PROBLEM STATEMENT ::
Transcribe the whole listing without a single picture.

DATA FOR THE TASK ::
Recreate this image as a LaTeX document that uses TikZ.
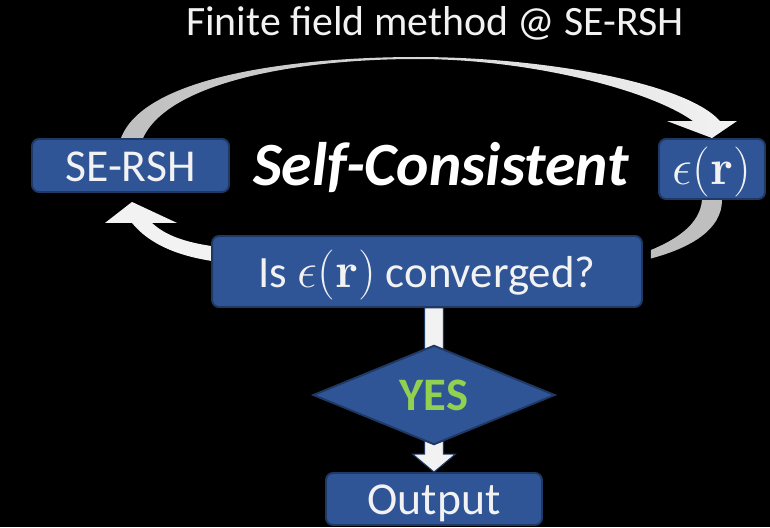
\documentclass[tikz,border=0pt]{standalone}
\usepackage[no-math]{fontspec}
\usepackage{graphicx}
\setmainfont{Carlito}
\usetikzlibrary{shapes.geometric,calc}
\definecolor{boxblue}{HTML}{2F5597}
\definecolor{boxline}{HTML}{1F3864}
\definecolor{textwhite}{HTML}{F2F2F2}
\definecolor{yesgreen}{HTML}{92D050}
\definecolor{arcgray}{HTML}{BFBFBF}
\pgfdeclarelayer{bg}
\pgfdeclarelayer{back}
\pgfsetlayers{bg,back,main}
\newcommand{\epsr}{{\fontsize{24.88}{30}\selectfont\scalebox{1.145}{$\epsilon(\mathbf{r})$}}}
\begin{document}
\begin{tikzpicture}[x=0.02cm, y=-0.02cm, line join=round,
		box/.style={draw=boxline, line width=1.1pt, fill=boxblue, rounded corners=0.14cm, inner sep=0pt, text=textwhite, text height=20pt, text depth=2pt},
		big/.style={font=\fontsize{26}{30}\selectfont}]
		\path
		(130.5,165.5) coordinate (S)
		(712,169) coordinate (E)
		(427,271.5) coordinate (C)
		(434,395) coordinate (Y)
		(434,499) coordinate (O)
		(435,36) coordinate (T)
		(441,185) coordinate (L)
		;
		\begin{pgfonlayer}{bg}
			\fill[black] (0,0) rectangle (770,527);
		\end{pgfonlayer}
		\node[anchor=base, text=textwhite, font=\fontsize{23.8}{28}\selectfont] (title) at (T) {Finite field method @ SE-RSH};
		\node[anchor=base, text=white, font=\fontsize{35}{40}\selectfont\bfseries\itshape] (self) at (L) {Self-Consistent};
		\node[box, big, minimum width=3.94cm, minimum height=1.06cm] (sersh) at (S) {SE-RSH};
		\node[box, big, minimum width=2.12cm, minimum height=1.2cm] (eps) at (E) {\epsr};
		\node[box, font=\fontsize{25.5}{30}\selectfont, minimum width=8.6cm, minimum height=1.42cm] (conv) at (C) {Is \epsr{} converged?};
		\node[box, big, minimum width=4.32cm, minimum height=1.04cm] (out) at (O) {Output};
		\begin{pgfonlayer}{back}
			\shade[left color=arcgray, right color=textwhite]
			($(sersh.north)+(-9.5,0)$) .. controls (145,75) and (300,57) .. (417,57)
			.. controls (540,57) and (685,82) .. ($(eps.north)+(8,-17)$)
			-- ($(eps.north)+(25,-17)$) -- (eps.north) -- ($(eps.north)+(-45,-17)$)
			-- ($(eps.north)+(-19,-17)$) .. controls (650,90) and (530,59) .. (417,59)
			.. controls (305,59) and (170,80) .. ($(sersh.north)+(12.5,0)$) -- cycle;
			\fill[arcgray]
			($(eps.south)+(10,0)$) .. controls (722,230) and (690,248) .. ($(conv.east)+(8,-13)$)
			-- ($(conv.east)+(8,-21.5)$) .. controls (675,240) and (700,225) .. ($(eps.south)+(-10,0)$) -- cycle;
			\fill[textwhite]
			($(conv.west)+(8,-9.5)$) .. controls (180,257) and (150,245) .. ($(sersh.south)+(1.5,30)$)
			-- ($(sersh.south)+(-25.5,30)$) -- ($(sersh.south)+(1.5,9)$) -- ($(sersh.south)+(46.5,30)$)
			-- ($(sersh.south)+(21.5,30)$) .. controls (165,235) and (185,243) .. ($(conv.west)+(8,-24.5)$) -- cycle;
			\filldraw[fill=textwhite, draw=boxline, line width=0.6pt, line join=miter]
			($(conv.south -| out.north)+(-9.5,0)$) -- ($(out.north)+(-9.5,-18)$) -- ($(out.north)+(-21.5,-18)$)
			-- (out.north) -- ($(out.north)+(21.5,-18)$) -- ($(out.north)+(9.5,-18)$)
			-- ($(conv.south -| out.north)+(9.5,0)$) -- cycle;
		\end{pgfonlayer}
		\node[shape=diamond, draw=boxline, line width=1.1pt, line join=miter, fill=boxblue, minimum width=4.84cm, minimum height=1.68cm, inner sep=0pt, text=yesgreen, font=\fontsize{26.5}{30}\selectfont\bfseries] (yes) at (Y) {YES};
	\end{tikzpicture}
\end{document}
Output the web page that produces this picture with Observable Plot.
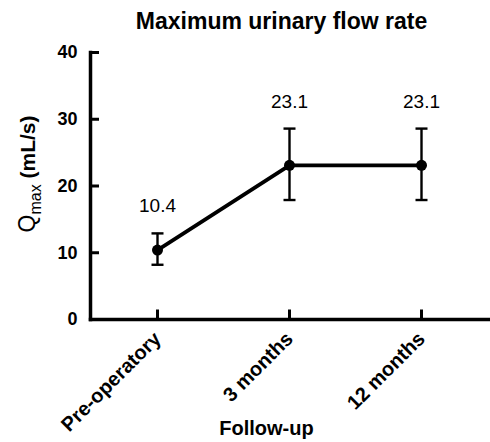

WRITTEN REPLY ::
Recreate this image as a LaTeX document that uses TikZ.
\documentclass[tikz,border=0pt]{standalone}
\usepackage[no-math]{fontspec}
\usepackage{graphicx}
\setmainfont{Carlito}
\usetikzlibrary{shapes.geometric,calc}
\definecolor{boxblue}{HTML}{2F5597}
\definecolor{boxline}{HTML}{1F3864}
\definecolor{textwhite}{HTML}{F2F2F2}
\definecolor{yesgreen}{HTML}{92D050}
\definecolor{arcgray}{HTML}{BFBFBF}
\pgfdeclarelayer{bg}
\pgfdeclarelayer{back}
\pgfsetlayers{bg,back,main}
\newcommand{\epsr}{{\fontsize{24.88}{30}\selectfont\scalebox{1.145}{$\epsilon(\mathbf{r})$}}}
\begin{document}
\begin{tikzpicture}[x=0.02cm, y=-0.02cm, line join=round,
		box/.style={draw=boxline, line width=1.1pt, fill=boxblue, rounded corners=0.14cm, inner sep=0pt, text=textwhite, text height=20pt, text depth=2pt},
		big/.style={font=\fontsize{26}{30}\selectfont}]
		\path
		(130.5,165.5) coordinate (S)
		(712,169) coordinate (E)
		(427,271.5) coordinate (C)
		(434,395) coordinate (Y)
		(434,499) coordinate (O)
		(435,36) coordinate (T)
		(441,185) coordinate (L)
		;
		\begin{pgfonlayer}{bg}
			\fill[black] (0,0) rectangle (770,527);
		\end{pgfonlayer}
		\node[anchor=base, text=textwhite, font=\fontsize{23.8}{28}\selectfont] (title) at (T) {Finite field method @ SE-RSH};
		\node[anchor=base, text=white, font=\fontsize{35}{40}\selectfont\bfseries\itshape] (self) at (L) {Self-Consistent};
		\node[box, big, minimum width=3.94cm, minimum height=1.06cm] (sersh) at (S) {SE-RSH};
		\node[box, big, minimum width=2.12cm, minimum height=1.2cm] (eps) at (E) {\epsr};
		\node[box, font=\fontsize{25.5}{30}\selectfont, minimum width=8.6cm, minimum height=1.42cm] (conv) at (C) {Is \epsr{} converged?};
		\node[box, big, minimum width=4.32cm, minimum height=1.04cm] (out) at (O) {Output};
		\begin{pgfonlayer}{back}
			\shade[left color=arcgray, right color=textwhite]
			($(sersh.north)+(-9.5,0)$) .. controls (145,75) and (300,57) .. (417,57)
			.. controls (540,57) and (685,82) .. ($(eps.north)+(8,-17)$)
			-- ($(eps.north)+(25,-17)$) -- (eps.north) -- ($(eps.north)+(-45,-17)$)
			-- ($(eps.north)+(-19,-17)$) .. controls (650,90) and (530,59) .. (417,59)
			.. controls (305,59) and (170,80) .. ($(sersh.north)+(12.5,0)$) -- cycle;
			\fill[arcgray]
			($(eps.south)+(10,0)$) .. controls (722,230) and (690,248) .. ($(conv.east)+(8,-13)$)
			-- ($(conv.east)+(8,-21.5)$) .. controls (675,240) and (700,225) .. ($(eps.south)+(-10,0)$) -- cycle;
			\fill[textwhite]
			($(conv.west)+(8,-9.5)$) .. controls (180,257) and (150,245) .. ($(sersh.south)+(1.5,30)$)
			-- ($(sersh.south)+(-25.5,30)$) -- ($(sersh.south)+(1.5,9)$) -- ($(sersh.south)+(46.5,30)$)
			-- ($(sersh.south)+(21.5,30)$) .. controls (165,235) and (185,243) .. ($(conv.west)+(8,-24.5)$) -- cycle;
			\filldraw[fill=textwhite, draw=boxline, line width=0.6pt, line join=miter]
			($(conv.south -| out.north)+(-9.5,0)$) -- ($(out.north)+(-9.5,-18)$) -- ($(out.north)+(-21.5,-18)$)
			-- (out.north) -- ($(out.north)+(21.5,-18)$) -- ($(out.north)+(9.5,-18)$)
			-- ($(conv.south -| out.north)+(9.5,0)$) -- cycle;
		\end{pgfonlayer}
		\node[shape=diamond, draw=boxline, line width=1.1pt, line join=miter, fill=boxblue, minimum width=4.84cm, minimum height=1.68cm, inner sep=0pt, text=yesgreen, font=\fontsize{26.5}{30}\selectfont\bfseries] (yes) at (Y) {YES};
	\end{tikzpicture}
\end{document}
Output the web page that produces this picture with Observable Plot.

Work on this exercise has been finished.